### GIVEN REQUEST
Produce a word-for-word copy of the listing below without its pictures.

___

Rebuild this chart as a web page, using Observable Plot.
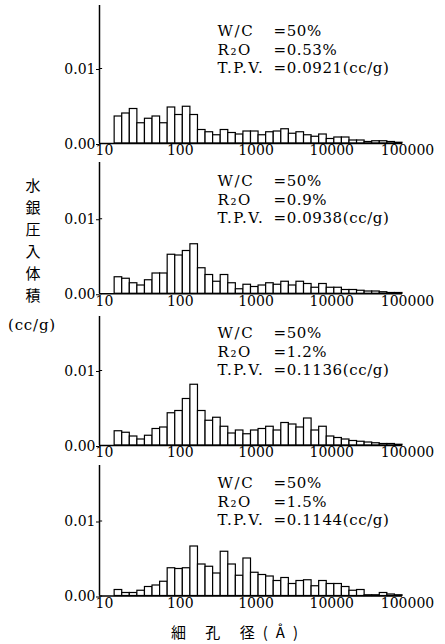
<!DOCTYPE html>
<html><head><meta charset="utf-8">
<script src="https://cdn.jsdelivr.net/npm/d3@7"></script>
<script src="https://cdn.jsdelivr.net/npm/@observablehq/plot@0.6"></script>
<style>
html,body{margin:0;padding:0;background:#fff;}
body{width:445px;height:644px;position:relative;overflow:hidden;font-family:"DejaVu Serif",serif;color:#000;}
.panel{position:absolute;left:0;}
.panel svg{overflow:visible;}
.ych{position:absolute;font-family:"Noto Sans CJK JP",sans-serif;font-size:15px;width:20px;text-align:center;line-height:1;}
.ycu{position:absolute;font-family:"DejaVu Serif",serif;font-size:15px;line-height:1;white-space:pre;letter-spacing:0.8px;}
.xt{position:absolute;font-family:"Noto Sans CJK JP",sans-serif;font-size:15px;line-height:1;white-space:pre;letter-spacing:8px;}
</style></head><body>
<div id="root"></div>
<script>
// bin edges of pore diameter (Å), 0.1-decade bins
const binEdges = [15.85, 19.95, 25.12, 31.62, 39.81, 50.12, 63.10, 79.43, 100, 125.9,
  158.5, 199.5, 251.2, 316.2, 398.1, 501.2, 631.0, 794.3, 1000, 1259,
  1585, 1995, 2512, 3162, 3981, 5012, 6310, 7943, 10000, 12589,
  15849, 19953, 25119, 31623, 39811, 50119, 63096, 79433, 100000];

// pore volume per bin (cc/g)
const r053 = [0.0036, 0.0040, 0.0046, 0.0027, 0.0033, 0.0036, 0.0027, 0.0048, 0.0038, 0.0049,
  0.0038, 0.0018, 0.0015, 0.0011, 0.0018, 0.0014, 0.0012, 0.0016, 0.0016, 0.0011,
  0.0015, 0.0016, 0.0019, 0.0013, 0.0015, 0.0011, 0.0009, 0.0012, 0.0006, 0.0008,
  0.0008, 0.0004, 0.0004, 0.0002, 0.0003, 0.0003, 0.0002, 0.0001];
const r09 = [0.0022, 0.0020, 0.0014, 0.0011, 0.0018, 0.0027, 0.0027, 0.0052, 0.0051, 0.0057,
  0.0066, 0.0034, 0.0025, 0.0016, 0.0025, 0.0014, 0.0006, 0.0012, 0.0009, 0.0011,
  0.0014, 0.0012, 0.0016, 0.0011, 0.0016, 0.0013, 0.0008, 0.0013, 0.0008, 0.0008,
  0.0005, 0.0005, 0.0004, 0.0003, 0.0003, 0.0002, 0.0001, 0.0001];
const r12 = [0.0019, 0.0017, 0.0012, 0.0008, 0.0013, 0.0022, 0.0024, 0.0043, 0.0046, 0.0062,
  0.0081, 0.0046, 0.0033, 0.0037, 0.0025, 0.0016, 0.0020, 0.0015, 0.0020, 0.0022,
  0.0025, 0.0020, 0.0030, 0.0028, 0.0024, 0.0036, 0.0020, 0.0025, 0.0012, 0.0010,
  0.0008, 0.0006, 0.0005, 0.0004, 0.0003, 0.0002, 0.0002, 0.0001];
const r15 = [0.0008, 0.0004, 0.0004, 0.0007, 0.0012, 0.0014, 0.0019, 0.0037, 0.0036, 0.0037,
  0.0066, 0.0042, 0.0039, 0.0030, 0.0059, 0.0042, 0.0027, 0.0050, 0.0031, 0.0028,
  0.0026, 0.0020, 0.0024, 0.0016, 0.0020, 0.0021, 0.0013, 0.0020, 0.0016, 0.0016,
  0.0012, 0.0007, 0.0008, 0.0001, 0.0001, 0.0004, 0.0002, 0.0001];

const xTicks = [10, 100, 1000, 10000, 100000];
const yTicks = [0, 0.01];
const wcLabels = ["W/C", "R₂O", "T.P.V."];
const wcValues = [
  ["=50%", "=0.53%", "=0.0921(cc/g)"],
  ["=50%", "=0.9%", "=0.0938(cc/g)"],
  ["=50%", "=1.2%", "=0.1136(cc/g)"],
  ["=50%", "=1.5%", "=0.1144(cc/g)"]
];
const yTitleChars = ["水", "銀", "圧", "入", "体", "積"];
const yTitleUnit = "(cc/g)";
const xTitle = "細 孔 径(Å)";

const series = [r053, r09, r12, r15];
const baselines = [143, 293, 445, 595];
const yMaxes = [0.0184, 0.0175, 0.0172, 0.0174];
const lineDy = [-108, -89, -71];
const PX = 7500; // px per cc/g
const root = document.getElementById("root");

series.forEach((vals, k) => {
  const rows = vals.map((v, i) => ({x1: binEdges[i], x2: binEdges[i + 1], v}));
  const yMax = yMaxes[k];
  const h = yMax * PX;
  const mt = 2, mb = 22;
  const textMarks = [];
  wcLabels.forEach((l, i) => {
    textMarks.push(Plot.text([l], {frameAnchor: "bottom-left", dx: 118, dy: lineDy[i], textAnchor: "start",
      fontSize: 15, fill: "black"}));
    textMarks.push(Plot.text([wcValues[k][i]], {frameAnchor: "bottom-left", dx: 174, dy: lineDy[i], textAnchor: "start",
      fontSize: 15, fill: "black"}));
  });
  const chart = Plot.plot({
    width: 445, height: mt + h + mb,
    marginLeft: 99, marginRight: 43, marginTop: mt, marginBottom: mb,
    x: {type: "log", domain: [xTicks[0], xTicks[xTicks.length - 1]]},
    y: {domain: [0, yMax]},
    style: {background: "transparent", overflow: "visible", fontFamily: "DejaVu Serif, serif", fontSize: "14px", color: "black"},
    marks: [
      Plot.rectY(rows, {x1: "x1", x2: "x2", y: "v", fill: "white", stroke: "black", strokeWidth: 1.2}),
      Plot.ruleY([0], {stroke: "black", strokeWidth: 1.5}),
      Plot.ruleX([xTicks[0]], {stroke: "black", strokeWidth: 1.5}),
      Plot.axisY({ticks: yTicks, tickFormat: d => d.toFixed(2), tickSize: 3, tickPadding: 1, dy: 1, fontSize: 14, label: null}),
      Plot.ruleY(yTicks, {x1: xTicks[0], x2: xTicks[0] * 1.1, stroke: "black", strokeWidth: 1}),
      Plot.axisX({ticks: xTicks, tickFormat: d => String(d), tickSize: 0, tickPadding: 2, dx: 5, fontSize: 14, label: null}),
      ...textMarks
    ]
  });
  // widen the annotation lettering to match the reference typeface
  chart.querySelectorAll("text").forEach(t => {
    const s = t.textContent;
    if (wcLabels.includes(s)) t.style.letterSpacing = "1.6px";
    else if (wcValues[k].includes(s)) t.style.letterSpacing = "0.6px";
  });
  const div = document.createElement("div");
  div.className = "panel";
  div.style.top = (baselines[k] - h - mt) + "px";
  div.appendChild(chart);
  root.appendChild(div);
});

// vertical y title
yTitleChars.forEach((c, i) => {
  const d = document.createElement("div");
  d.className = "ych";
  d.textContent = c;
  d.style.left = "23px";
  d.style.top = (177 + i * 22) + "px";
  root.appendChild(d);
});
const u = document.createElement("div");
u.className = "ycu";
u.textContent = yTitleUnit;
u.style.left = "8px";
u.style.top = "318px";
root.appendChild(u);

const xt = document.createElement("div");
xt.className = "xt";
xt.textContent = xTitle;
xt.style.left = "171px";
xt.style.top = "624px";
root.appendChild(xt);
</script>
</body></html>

___

### RESPONSE BELOW
Rebuild this chart as a web page, using Observable Plot.
<!DOCTYPE html>
<html><head><meta charset="utf-8">
<script src="https://cdn.jsdelivr.net/npm/d3@7"></script>
<script src="https://cdn.jsdelivr.net/npm/@observablehq/plot@0.6"></script>
<style>
html,body{margin:0;padding:0;background:#fff;}
body{width:445px;height:644px;position:relative;overflow:hidden;font-family:"DejaVu Serif",serif;color:#000;}
.panel{position:absolute;left:0;}
.panel svg{overflow:visible;}
.ych{position:absolute;font-family:"Noto Sans CJK JP",sans-serif;font-size:15px;width:20px;text-align:center;line-height:1;}
.ycu{position:absolute;font-family:"DejaVu Serif",serif;font-size:15px;line-height:1;white-space:pre;letter-spacing:0.8px;}
.xt{position:absolute;font-family:"Noto Sans CJK JP",sans-serif;font-size:15px;line-height:1;white-space:pre;letter-spacing:8px;}
</style></head><body>
<div id="root"></div>
<script>
// bin edges of pore diameter (Å), 0.1-decade bins
const binEdges = [15.85, 19.95, 25.12, 31.62, 39.81, 50.12, 63.10, 79.43, 100, 125.9,
  158.5, 199.5, 251.2, 316.2, 398.1, 501.2, 631.0, 794.3, 1000, 1259,
  1585, 1995, 2512, 3162, 3981, 5012, 6310, 7943, 10000, 12589,
  15849, 19953, 25119, 31623, 39811, 50119, 63096, 79433, 100000];

// pore volume per bin (cc/g)
const r053 = [0.0036, 0.0040, 0.0046, 0.0027, 0.0033, 0.0036, 0.0027, 0.0048, 0.0038, 0.0049,
  0.0038, 0.0018, 0.0015, 0.0011, 0.0018, 0.0014, 0.0012, 0.0016, 0.0016, 0.0011,
  0.0015, 0.0016, 0.0019, 0.0013, 0.0015, 0.0011, 0.0009, 0.0012, 0.0006, 0.0008,
  0.0008, 0.0004, 0.0004, 0.0002, 0.0003, 0.0003, 0.0002, 0.0001];
const r09 = [0.0022, 0.0020, 0.0014, 0.0011, 0.0018, 0.0027, 0.0027, 0.0052, 0.0051, 0.0057,
  0.0066, 0.0034, 0.0025, 0.0016, 0.0025, 0.0014, 0.0006, 0.0012, 0.0009, 0.0011,
  0.0014, 0.0012, 0.0016, 0.0011, 0.0016, 0.0013, 0.0008, 0.0013, 0.0008, 0.0008,
  0.0005, 0.0005, 0.0004, 0.0003, 0.0003, 0.0002, 0.0001, 0.0001];
const r12 = [0.0019, 0.0017, 0.0012, 0.0008, 0.0013, 0.0022, 0.0024, 0.0043, 0.0046, 0.0062,
  0.0081, 0.0046, 0.0033, 0.0037, 0.0025, 0.0016, 0.0020, 0.0015, 0.0020, 0.0022,
  0.0025, 0.0020, 0.0030, 0.0028, 0.0024, 0.0036, 0.0020, 0.0025, 0.0012, 0.0010,
  0.0008, 0.0006, 0.0005, 0.0004, 0.0003, 0.0002, 0.0002, 0.0001];
const r15 = [0.0008, 0.0004, 0.0004, 0.0007, 0.0012, 0.0014, 0.0019, 0.0037, 0.0036, 0.0037,
  0.0066, 0.0042, 0.0039, 0.0030, 0.0059, 0.0042, 0.0027, 0.0050, 0.0031, 0.0028,
  0.0026, 0.0020, 0.0024, 0.0016, 0.0020, 0.0021, 0.0013, 0.0020, 0.0016, 0.0016,
  0.0012, 0.0007, 0.0008, 0.0001, 0.0001, 0.0004, 0.0002, 0.0001];

const xTicks = [10, 100, 1000, 10000, 100000];
const yTicks = [0, 0.01];
const wcLabels = ["W/C", "R₂O", "T.P.V."];
const wcValues = [
  ["=50%", "=0.53%", "=0.0921(cc/g)"],
  ["=50%", "=0.9%", "=0.0938(cc/g)"],
  ["=50%", "=1.2%", "=0.1136(cc/g)"],
  ["=50%", "=1.5%", "=0.1144(cc/g)"]
];
const yTitleChars = ["水", "銀", "圧", "入", "体", "積"];
const yTitleUnit = "(cc/g)";
const xTitle = "細 孔 径(Å)";

const series = [r053, r09, r12, r15];
const baselines = [143, 293, 445, 595];
const yMaxes = [0.0184, 0.0175, 0.0172, 0.0174];
const lineDy = [-108, -89, -71];
const PX = 7500; // px per cc/g
const root = document.getElementById("root");

series.forEach((vals, k) => {
  const rows = vals.map((v, i) => ({x1: binEdges[i], x2: binEdges[i + 1], v}));
  const yMax = yMaxes[k];
  const h = yMax * PX;
  const mt = 2, mb = 22;
  const textMarks = [];
  wcLabels.forEach((l, i) => {
    textMarks.push(Plot.text([l], {frameAnchor: "bottom-left", dx: 118, dy: lineDy[i], textAnchor: "start",
      fontSize: 15, fill: "black"}));
    textMarks.push(Plot.text([wcValues[k][i]], {frameAnchor: "bottom-left", dx: 174, dy: lineDy[i], textAnchor: "start",
      fontSize: 15, fill: "black"}));
  });
  const chart = Plot.plot({
    width: 445, height: mt + h + mb,
    marginLeft: 99, marginRight: 43, marginTop: mt, marginBottom: mb,
    x: {type: "log", domain: [xTicks[0], xTicks[xTicks.length - 1]]},
    y: {domain: [0, yMax]},
    style: {background: "transparent", overflow: "visible", fontFamily: "DejaVu Serif, serif", fontSize: "14px", color: "black"},
    marks: [
      Plot.rectY(rows, {x1: "x1", x2: "x2", y: "v", fill: "white", stroke: "black", strokeWidth: 1.2}),
      Plot.ruleY([0], {stroke: "black", strokeWidth: 1.5}),
      Plot.ruleX([xTicks[0]], {stroke: "black", strokeWidth: 1.5}),
      Plot.axisY({ticks: yTicks, tickFormat: d => d.toFixed(2), tickSize: 3, tickPadding: 1, dy: 1, fontSize: 14, label: null}),
      Plot.ruleY(yTicks, {x1: xTicks[0], x2: xTicks[0] * 1.1, stroke: "black", strokeWidth: 1}),
      Plot.axisX({ticks: xTicks, tickFormat: d => String(d), tickSize: 0, tickPadding: 2, dx: 5, fontSize: 14, label: null}),
      ...textMarks
    ]
  });
  // widen the annotation lettering to match the reference typeface
  chart.querySelectorAll("text").forEach(t => {
    const s = t.textContent;
    if (wcLabels.includes(s)) t.style.letterSpacing = "1.6px";
    else if (wcValues[k].includes(s)) t.style.letterSpacing = "0.6px";
  });
  const div = document.createElement("div");
  div.className = "panel";
  div.style.top = (baselines[k] - h - mt) + "px";
  div.appendChild(chart);
  root.appendChild(div);
});

// vertical y title
yTitleChars.forEach((c, i) => {
  const d = document.createElement("div");
  d.className = "ych";
  d.textContent = c;
  d.style.left = "23px";
  d.style.top = (177 + i * 22) + "px";
  root.appendChild(d);
});
const u = document.createElement("div");
u.className = "ycu";
u.textContent = yTitleUnit;
u.style.left = "8px";
u.style.top = "318px";
root.appendChild(u);

const xt = document.createElement("div");
xt.className = "xt";
xt.textContent = xTitle;
xt.style.left = "171px";
xt.style.top = "624px";
root.appendChild(xt);
</script>
</body></html>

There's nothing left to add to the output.